"I remember having shock and disbelief,'' she told the court.
"It didn't enter my head he'd been killed.''
She drove from her farm cottage on the farm's property to arrive at a police cordon where she stood with her mother and the man who discovered Scott Guy's body.
"I was really focused on just comforting my mum.''
Macdonald was nearby, and came over to talk with Ms Guy.
Macdonald and Mr Berry then had a discussion about the way Scott Guy was killed, which Macdonald insisted was by a gun shot, she said.
"I remember thinking 'how did Ewen know?'''
Ms Guy then went to her sister, and wife of Macdonald, Anna Macdonald's, house.
She said Mrs Macdonald had no idea what had happened when Nikki Guy told her Scott Guy had been killed.
NEIGHBOUR: 'I HEARD THREE LOUD BANGS'
A neighbour was disturbed by noise at about 5am on the morning Feilding farmer Scott Guy was found dead, the High Court in Wellington has heard.
Fraser Langbein this morning gave evidence in the trial of Ewen Macdonald, 32, who has denied shooting Scott Guy in his driveway as he was setting out to milk cows early on the morning of July 8, 2010.
Mr Langbein was woken by "some sort of noise or disturbance on the property'' at about 5am.
His wife also woke up and asked what had happened, but they did not hear anything more and went back to sleep.
The next he heard was a quad bike at about 7am, he said.
When he went outside to find out what was happened he was told by his landlord and the second person on the scene, Bruce Johnstone, that Scott Guy had died and his throat had been cut.
Mr Langbein could not say what it was that had woken him, but it was enough to make him sit upright in his bed.
Another neighbour, Derek Sharp, told the court today of how he heard two loud "booms'' at about 5am that morning.
"It was a boom, boom, fairly quick succession,'' he told the court.
"I concluded it was a shot gun.''
He did not hear anything else, assumed it was someone shooting a possum and went back to sleep after looking at his alarm clock and noticing it was just before 5am.

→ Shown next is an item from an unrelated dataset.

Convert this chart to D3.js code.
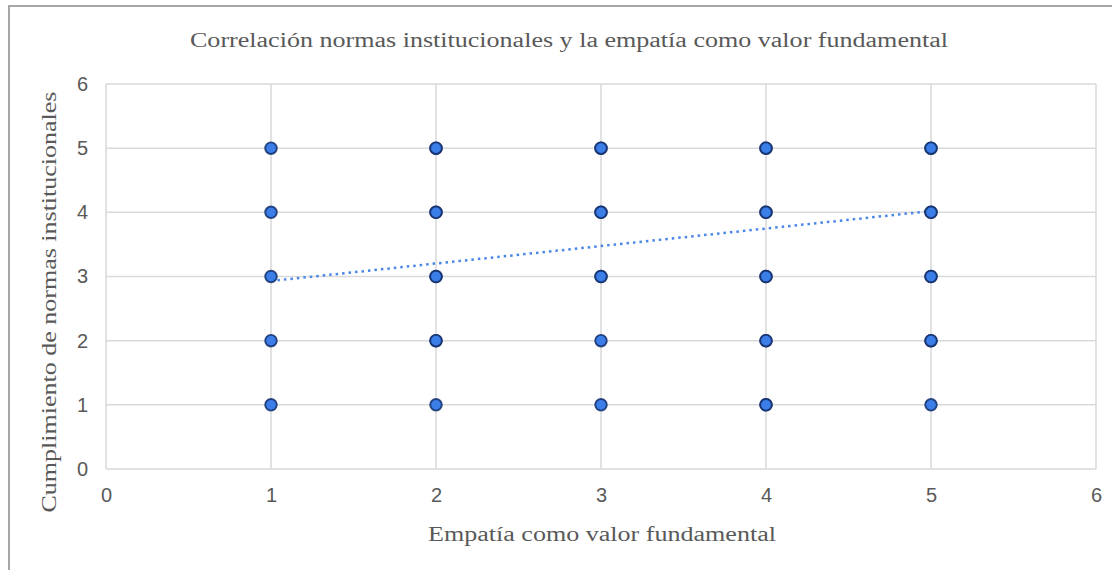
<!DOCTYPE html>
<html>
<head>
<meta charset="utf-8">
<script src="https://cdn.jsdelivr.net/npm/d3@7"></script>
<style>
  body { margin: 0; background: #fff; }
  svg { display: block; }
</style>
</head>
<body>
<svg id="chart"></svg>
<script>
(function() {

// data
var xValues = [1, 2, 3, 4, 5];
var yValues = [1, 2, 3, 4, 5];
// how many responses sit on each (x, y) spot; rows follow xValues, columns yValues
var counts = [
  [1, 1, 1, 1, 1],
  [1, 2, 2, 2, 2],
  [1, 1, 2, 2, 2],
  [2, 2, 2, 2, 2],
  [1, 2, 2, 2, 2]
];
var trendX = [1, 5];
var trendY = [2.93, 4.02];
var ticks = [0, 1, 2, 3, 4, 5, 6];

var title = "Correlación normas institucionales y la empatía como valor fundamental",
    xTitle = "Empatía como valor fundamental",
    yTitle = "Cumplimiento de normas institucionales";

var full_width = 1112, full_height = 570;
var margin = {top: 84, right: 16, bottom: 101, left: 106};

var svg = d3.select("#chart")
    .attr("width", full_width)
    .attr("height", full_height);

// outer frame (only left and top edges show)
svg.append("rect")
    .attr("x", 9).attr("y", 6)
    .attr("width", full_width + 20).attr("height", full_height + 20)
    .attr("fill", "#fff")
    .attr("stroke", "#a6a6a6")
    .attr("stroke-width", 2);

var x = d3.scaleLinear().domain([0, 6]).range([margin.left, full_width - margin.right]);
var y = d3.scaleLinear().domain([0, 6]).range([full_height - margin.bottom, margin.top]);

var g = svg.append("g");

// grid
g.append("g").selectAll("line")
    .data(ticks)
    .enter().append("line")
    .attr("x1", function(d) { return x(d); })
    .attr("x2", function(d) { return x(d); })
    .attr("y1", y(0)).attr("y2", y(6))
    .attr("stroke", "#d9d9d9").attr("stroke-width", 1.5);

g.append("g").selectAll("line")
    .data(ticks)
    .enter().append("line")
    .attr("y1", function(d) { return y(d); })
    .attr("y2", function(d) { return y(d); })
    .attr("x1", x(0)).attr("x2", x(6))
    .attr("stroke", "#d9d9d9").attr("stroke-width", 1.5);

// axes, tick labels only
var xAxis = g.append("g")
    .attr("transform", "translate(0," + y(0) + ")")
    .call(d3.axisBottom(x).tickValues(ticks).tickFormat(d3.format("d")).tickSize(0).tickPadding(19));
var yAxis = g.append("g")
    .attr("transform", "translate(" + x(0) + ",0)")
    .call(d3.axisLeft(y).tickValues(ticks).tickFormat(d3.format("d")).tickSize(0).tickPadding(18));

[xAxis, yAxis].forEach(function(a) {
  a.select(".domain").remove();
  a.selectAll("text")
      .attr("font-family", "'Liberation Sans', Arial, sans-serif")
      .attr("font-size", 20)
      .attr("fill", "#595959");
});

// trend line
var line = d3.line()
    .x(function(d) { return x(d[0]); })
    .y(function(d) { return y(d[1]); });

g.append("path")
    .datum(d3.zip(trendX, trendY))
    .attr("d", line)
    .attr("fill", "none")
    .attr("stroke", "#4a86e8")
    .attr("stroke-width", 2.5)
    .attr("stroke-dasharray", "2.5,4");

// points, one circle per response so stacked ones look darker
var pts = [];
xValues.forEach(function(xv, i) {
  yValues.forEach(function(yv, j) {
    for (var k = 0; k < counts[i][j]; k++) pts.push({x: xv, y: yv});
  });
});

g.append("g").selectAll("circle")
    .data(pts)
    .enter().append("circle")
    .attr("cx", function(d) { return x(d.x); })
    .attr("cy", function(d) { return y(d.y); })
    .attr("r", 5.8)
    .attr("fill", "#3c7ee8")
    .attr("stroke", "#132f6b")
    .attr("stroke-opacity", 0.85)
    .attr("stroke-width", 1.9);

// titles
var serif = "'Liberation Serif', 'Times New Roman', serif";

function label(sel, len) {
  return sel.attr("text-anchor", "middle")
      .attr("font-family", serif)
      .attr("font-size", 20)
      .attr("fill", "#595959")
      .attr("textLength", len)
      .attr("lengthAdjust", "spacingAndGlyphs");
}

label(svg.append("text").attr("x", 569).attr("y", 47), 758).text(title);
label(svg.append("text").attr("x", 602).attr("y", 541), 348).text(xTitle);
label(svg.append("text").attr("transform", "translate(56,302) rotate(-90)"), 421).text(yTitle);

})();
</script>
</body>
</html>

He discussed the shots later in the morning with his flatmate, Bonnie Fredriksson.
She said she had heard three shots, so Mr Sharp concluded the first shot was what woke him.
The court also heard how Mr Sharp had later spoken to a police officer at the scene cordon and expressed concern that he might have been the intended target of the shots which killed Scott Guy.
He asked whether it could be a case of mistaken identity because of events in his past.
Ms Fredriksson told the court this morning she was lying in bed waiting for her alarm to go off when she heard the shots.
She said she had had a sleepless night on July 7, 2010, and at about 5am on July 8 she heard three consecutive "loud bangs''.
"I said to myself was there anything to worry about ... I was listening, trying to hear if there was any more, which there wasn't.''
Ms Fredriksson told the court she had been around guns in her farming life, and believed the shots came from a "heavier type gun''.
FATHER-IN-LAW: 'FACE' MENTION IN PHONE CALL BOTHERED ME
Earlier the court heard Bryan Guy tell of the shock he experienced when Macdonald - his son-in-law - was arrested for murder.
It was Bryan Guy's second day giving evidence at the High Court.
Mr Guy has this morning told the jury, under cross examination by defence lawyer Greg King, of the first phone call he received on the morning of Scott Guy's death, in which Ewen Macdonald phoned him to say something had happened and had mentioned "his face''.
But Mr Guy did not tell police about the mention of his face until the arrest of Macdonald for Scott Guy's murder.
Mr Guy said he had assumed something had happened to Scott Guy on the farm with machinery because of the mention of his face.
He told the court he rushed to the farm, and arrived at the scene to be told by Macdonald that "someone killed Scott''.
After Macdonald was arrested, Mr Guy mentioned to police the initial phone call he received on the morning of Scott Guy's murder.
He said he could remember being told by an almost incoherent Macdonald that something had happened to Scott Guy, he had to go out to the farm, and the words "his face''.
"After I knew Scotty had been murdered it was those two words that I wondered 'what did you mean by that?','' he said.
"Those words bothered me because I hadn't seen Scott close up ... and I wondered whether Ewen had seen him close up to make those comments, and when it was he had seen him.''
It did not seem to be hugely significant to him until the arrest of Macdonald, which came as a huge shock, he said.
Led by Crown prosecutor Ben Vanderkolk, the prosecution will call more than 100 witnesses.
Defence lawyer Greg King says someone other than Macdonald killed Scott Guy.
His client was arrested nine months after the killing, on April 7, 2011, and has been in custody since.
A jury of seven men and five women was reduced to 11 members on the second day of the trial when a female juror became unavailable and was discharged.